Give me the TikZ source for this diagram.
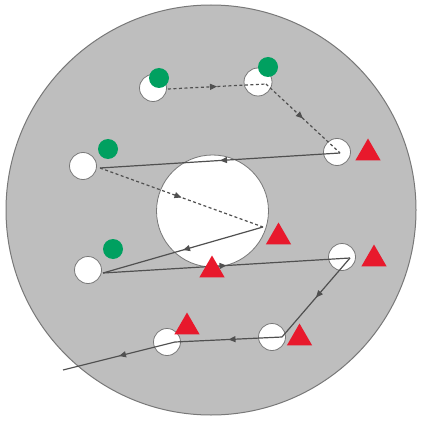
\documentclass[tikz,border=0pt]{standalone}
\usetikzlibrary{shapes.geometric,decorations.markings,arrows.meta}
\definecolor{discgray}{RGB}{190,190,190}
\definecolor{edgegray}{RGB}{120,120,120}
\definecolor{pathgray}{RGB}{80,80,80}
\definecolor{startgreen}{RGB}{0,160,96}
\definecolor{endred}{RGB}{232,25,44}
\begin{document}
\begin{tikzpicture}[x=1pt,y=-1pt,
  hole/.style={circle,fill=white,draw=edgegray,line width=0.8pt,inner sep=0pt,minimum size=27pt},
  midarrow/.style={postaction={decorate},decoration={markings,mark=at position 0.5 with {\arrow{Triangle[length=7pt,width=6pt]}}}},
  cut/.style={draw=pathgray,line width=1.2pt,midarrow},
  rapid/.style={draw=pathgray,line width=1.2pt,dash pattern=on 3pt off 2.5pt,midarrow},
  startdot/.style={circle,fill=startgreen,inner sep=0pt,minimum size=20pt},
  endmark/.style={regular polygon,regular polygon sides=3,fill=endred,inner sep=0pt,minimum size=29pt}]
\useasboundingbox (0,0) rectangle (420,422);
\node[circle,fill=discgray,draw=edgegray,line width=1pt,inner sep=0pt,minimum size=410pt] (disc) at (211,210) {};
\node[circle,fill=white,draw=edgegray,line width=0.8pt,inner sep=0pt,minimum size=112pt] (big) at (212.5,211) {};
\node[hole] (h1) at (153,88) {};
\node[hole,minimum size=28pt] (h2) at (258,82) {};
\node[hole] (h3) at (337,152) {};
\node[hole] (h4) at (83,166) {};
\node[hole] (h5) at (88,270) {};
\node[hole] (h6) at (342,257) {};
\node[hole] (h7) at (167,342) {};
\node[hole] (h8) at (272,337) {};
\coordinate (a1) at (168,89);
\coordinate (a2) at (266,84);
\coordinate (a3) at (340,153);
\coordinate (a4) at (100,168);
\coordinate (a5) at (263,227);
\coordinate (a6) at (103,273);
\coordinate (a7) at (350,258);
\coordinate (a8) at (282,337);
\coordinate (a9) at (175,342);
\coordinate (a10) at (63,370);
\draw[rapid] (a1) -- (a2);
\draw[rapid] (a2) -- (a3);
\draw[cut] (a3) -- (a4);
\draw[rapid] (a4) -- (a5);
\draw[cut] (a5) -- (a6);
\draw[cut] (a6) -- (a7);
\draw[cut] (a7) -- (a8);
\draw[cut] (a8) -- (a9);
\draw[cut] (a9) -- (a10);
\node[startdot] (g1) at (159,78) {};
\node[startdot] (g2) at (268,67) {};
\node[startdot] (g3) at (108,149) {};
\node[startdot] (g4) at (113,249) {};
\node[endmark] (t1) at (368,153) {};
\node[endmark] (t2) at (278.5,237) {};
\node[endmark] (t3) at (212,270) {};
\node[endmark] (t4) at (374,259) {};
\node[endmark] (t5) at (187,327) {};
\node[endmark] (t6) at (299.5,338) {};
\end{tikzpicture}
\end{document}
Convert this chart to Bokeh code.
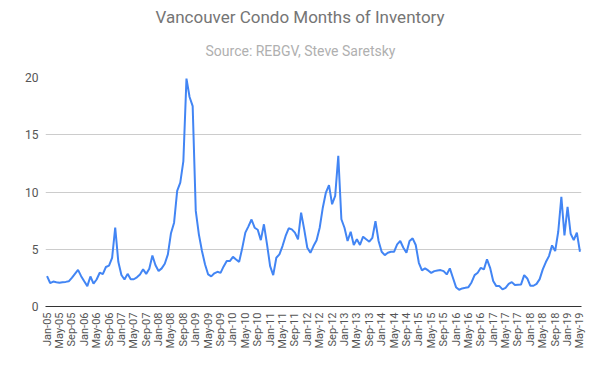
· · · · · · ·
Return only the count of lines in the records that hold the word "this".

— THE RESPONSE —
2